One race after steering Moonlit Song to the shortest priced victory of the night — she was 3-10 — Hiraldo had the chance to play the spoiler role when he guided Bound to Windsor to a 15-1 upset over the previously unbeaten Noblame (J.D. Acosta) in the $75,000 West Virginia Triple Crown Nutrition Breeders Classic for two-year-old fillies. A juvenile daughter of Windsor Castle owned, bred and trained by James W. Casey, Bound to Windsor rebounded from a fifth-place finish in the $50,000 Rachel’s Turn Stakes here for two-year-old fillies three weeks earlier by handing Noblame her first defeat in four tries and did so in stakes record fashion of 1:19.85 for the 6 1/2-furlongs — more than a second faster than two-year-old boys navigated the distance one race later.

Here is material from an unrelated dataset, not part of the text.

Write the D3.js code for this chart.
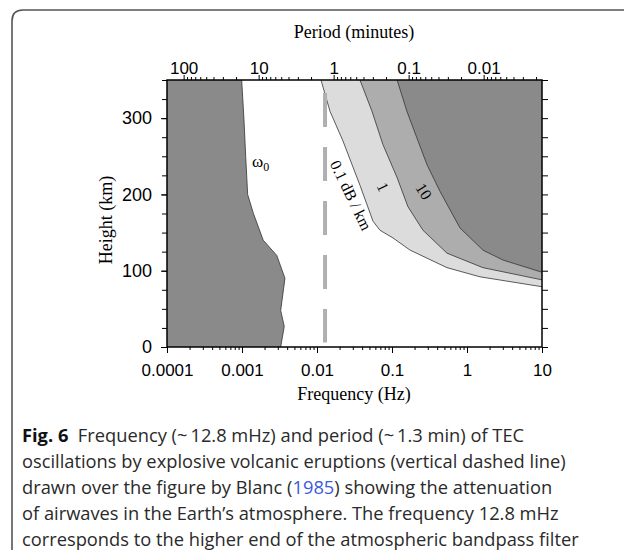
<!DOCTYPE html>
<html><head><meta charset="utf-8">
<script src="https://cdn.jsdelivr.net/npm/d3@7"></script>
<style>
body{margin:0;background:#fff;}
svg{display:block;}
</style></head>
<body>
<svg id="chart" width="624" height="550"></svg>
<script>
// ---- data ----
const freqTicks = [0.0001, 0.001, 0.01, 0.1, 1, 10];
const freqTickLabels = ["0.0001", "0.001", "0.01", "0.1", "1", "10"];
const periodTicks = [100, 10, 1, 0.1, 0.01];
const periodTickLabels = ["100", "10", "1", "0.1", "0.01"];
const heightTicks = [0, 100, 200, 300];

const omega0Freq   = [0.00099, 0.00106, 0.00112, 0.00119, 0.00142, 0.00192, 0.00291, 0.00374, 0.00328, 0.00366, 0.00328];
const omega0Height = [350, 300, 250, 200, 175, 140, 120, 90, 48, 27, 0];

const att01Freq   = [0.0113, 0.0149, 0.0222, 0.0374, 0.0558, 0.0692, 0.103, 0.174, 0.541, 1.49, 10];
const att01Height = [350, 309, 270, 212, 165, 153, 143, 127, 104, 92, 79];
const att1Freq    = [0.0374, 0.0541, 0.0759, 0.117, 0.163, 0.259, 0.541, 1.63, 10];
const att1Height  = [350, 309, 265, 222, 184, 153, 123, 104, 88];
const att10Freq   = [0.117, 0.158, 0.215, 0.293, 0.437, 0.593, 0.807, 1.63, 3.02, 10];
const att10Height = [350, 309, 274, 239, 204, 180, 156, 127, 114, 98];

const eruptionFreq = 0.0128;
const eruptionHeights = [6, 333];

const captionLines = [
  [{t:"Fig. 6", b:true}, {t:"  Frequency (~\u200912.8 mHz) and period (~\u20091.3 min) of TEC"}],
  [{t:"oscillations by explosive volcanic eruptions (vertical dashed line)"}],
  [{t:"drawn over the figure by Blanc ("}, {t:"1985", c:"#3b5bdb"}, {t:") showing the attenuation"}],
  [{t:"of airwaves in the Earth\u2019s atmosphere. The frequency 12.8 mHz"}],
  [{t:"corresponds to the higher end of the atmospheric bandpass filter"}]
];

// ---- drawing ----
const svg = d3.select("#chart");
const W = 624;
const x = d3.scaleLog().domain([1e-4, 10]).range([167, 542]);
const y = d3.scaleLinear().domain([0, 350]).range([347, 80]);
const p = d3.scaleLog().domain([1/(60*1e-4), 1/(60*10)]).range([167, 542]);

const DARK = "#8a8a8a", MED = "#adadad", LIGHT = "#dcdcdc";

// card border
svg.append("path")
  .attr("d", `M12,550 L12,21 Q12,10 23,10 L${W},10`)
  .attr("fill", "none").attr("stroke", "#555").attr("stroke-width", 1.6);

const line = d3.line().x(d => x(d[0])).y(d => y(d[1]));
const zip = (a, b) => a.map((v, i) => [v, b[i]]);

// left region (below omega0)
const om = zip(omega0Freq, omega0Height);
svg.append("path")
  .attr("d", line([[1e-4, 350], ...om, [1e-4, 0]]) + "Z")
  .attr("fill", DARK);
svg.append("path").attr("d", line(om)).attr("fill", "none").attr("stroke", "#333").attr("stroke-width", 0.8);

// attenuation regions
[[att01Freq, att01Height, LIGHT], [att1Freq, att1Height, MED], [att10Freq, att10Height, DARK]].forEach(([f, h, c]) => {
  const pts = zip(f, h);
  svg.append("path").attr("d", line([...pts, [10, 350]]) + "Z").attr("fill", c);
});
[[att01Freq, att01Height], [att1Freq, att1Height], [att10Freq, att10Height]].forEach(([f, h]) => {
  svg.append("path").attr("d", line(zip(f, h))).attr("fill", "none").attr("stroke", "#333").attr("stroke-width", 0.8);
});

// eruption dashed line
svg.append("line")
  .attr("x1", x(eruptionFreq)).attr("x2", x(eruptionFreq))
  .attr("y1", y(eruptionHeights[1])).attr("y2", y(eruptionHeights[0]))
  .attr("stroke", "#b0b0b0").attr("stroke-width", 4).attr("stroke-dasharray", "34,20");

// frame
svg.append("rect").attr("x", 167).attr("y", 80).attr("width", 375).attr("height", 267)
  .attr("fill", "none").attr("stroke", "#000").attr("stroke-width", 1.5);

// minor tick generators
function logMinors(lo, hi) {
  const out = [];
  for (let e = -5; e <= 3; e++) for (let k = 2; k <= 9; k++) {
    const v = k * Math.pow(10, e);
    if (v >= lo && v <= hi) out.push(v);
  }
  return out;
}
const sansFont = "'Liberation Sans', Arial, sans-serif";
const serifFont = "'Liberation Serif', 'Times New Roman', serif";

function styleAxis(size) {
  return g => {
    g.select(".domain").remove();
    g.selectAll(".tick line").attr("stroke", "#000").attr("stroke-width", 1);
    g.selectAll(".tick text").attr("font-family", sansFont).attr("font-size", size).attr("fill", "#000");
  };
}

// bottom axis
svg.append("g").attr("transform", "translate(0,347)")
  .call(d3.axisBottom(x).tickValues(logMinors(1e-4, 10)).tickSize(3).tickFormat("")).call(styleAxis(17));
svg.append("g").attr("transform", "translate(0,347)")
  .call(d3.axisBottom(x).tickValues(freqTicks).tickSize(6).tickPadding(11)
    .tickFormat((d, i) => freqTickLabels[i])).call(styleAxis(17));

// top axis (period)
svg.append("g").attr("transform", "translate(0,80)")
  .call(d3.axisTop(p).tickValues(logMinors(0.0016, 167)).tickSize(3).tickFormat("")).call(styleAxis(17));
svg.append("g").attr("transform", "translate(0,80)")
  .call(d3.axisTop(p).tickValues(periodTicks).tickSize(5).tickPadding(1)
    .tickFormat((d, i) => periodTickLabels[i])).call(styleAxis(17));

// left axis
const hMinor = d3.range(0, 351, 25);
svg.append("g").attr("transform", "translate(167,0)")
  .call(d3.axisLeft(y).tickValues(hMinor).tickSize(5).tickFormat("")).call(styleAxis(18));
svg.append("g").attr("transform", "translate(167,0)")
  .call(d3.axisLeft(y).tickValues(heightTicks).tickSize(6).tickPadding(9).tickFormat(d3.format("d"))).call(styleAxis(18));
// right axis
svg.append("g").attr("transform", "translate(542,0)")
  .call(d3.axisRight(y).tickValues(hMinor).tickSize(6).tickFormat("")).call(styleAxis(17));

// axis titles
svg.append("text").attr("x", 354).attr("y", 38).attr("text-anchor", "middle")
  .attr("font-family", serifFont).attr("font-size", 18).text("Period (minutes)");
svg.append("text").attr("x", 354).attr("y", 400).attr("text-anchor", "middle")
  .attr("font-family", serifFont).attr("font-size", 18).text("Frequency (Hz)");
svg.append("text").attr("transform", "translate(112,220) rotate(-90)").attr("text-anchor", "middle")
  .attr("font-family", serifFont).attr("font-size", 18).text("Height (km)");

// annotations
const om0 = svg.append("text").attr("x", x(0.00136)).attr("y", y(236))
  .attr("font-family", serifFont).attr("font-size", 17);
om0.append("tspan").text("\u03c9");
om0.append("tspan").attr("font-size", 12).attr("dy", 4).text("0");

function rotLabel(f, h, ang, txt) {
  svg.append("text").attr("transform", `translate(${x(f)},${y(h)}) rotate(${ang})`)
    .attr("text-anchor", "middle").attr("dy", "0.35em")
    .attr("font-family", serifFont).attr("font-size", 16).text(txt);
}
rotLabel(0.0284, 199, 64, "0.1 dB / km");
rotLabel(0.0759, 210, 64, "1");
rotLabel(0.267, 204, 58, "10");

// caption
const capFont = "'Open Sans', 'Noto Sans', sans-serif";
const baselines = [442, 468, 494, 520, 546];
captionLines.forEach((segs, i) => {
  const t = svg.append("text").attr("x", 22).attr("y", baselines[i])
    .attr("font-family", capFont).attr("font-size", 18.3).attr("fill", "#2a2a2a")
    .attr("xml:space", "preserve").style("white-space", "pre");
  segs.forEach(s => {
    const ts = t.append("tspan").text(s.t);
    if (s.b) ts.attr("font-weight", "bold").attr("fill", "#111");
    if (s.c) ts.attr("fill", s.c);
  });
});
</script>
</body></html>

“In her first start she stumbled leaving the gate and then circled the field five wide,” Hiraldo said. “But then in her last start I sent her to the lead along the inside and she didn’t like that and she got tired and that other filly (Noblame) went by her. But I knew this time (Noblame) was the horse to beat, so I just let my filly settle and then I waited until the three-eighths pole to make my move and by the eighth pole I could see that other horse was getting a little tired and my filly just went right by her in the lane.”

Hiraldo also finished second in three other events, taking runner-up honors aboard Binn Goode for Casey in the $75,000 Vincent Moscarelli Memorial for two-year-old colts and geldings, finishing second for Casey aboard Tricky Windsor in the $75,000 West Virginia Division of Tourism for three-year-old fillies, and then was second in the finale for Grams atop Rock n’ Gold in the $80,000 West Virginia Distaff, one-half length behind Romantic Cork for owner-trainer John A. Casey.

“It was definitely a really good night,” Hiraldo said. “I had a lot of good mounts and I was grateful for all the trainers who gave me a chance to ride tonight. Anytime you can win three races on one night you know you’re doing something right and those nights you don’t mind finishing second a few times.”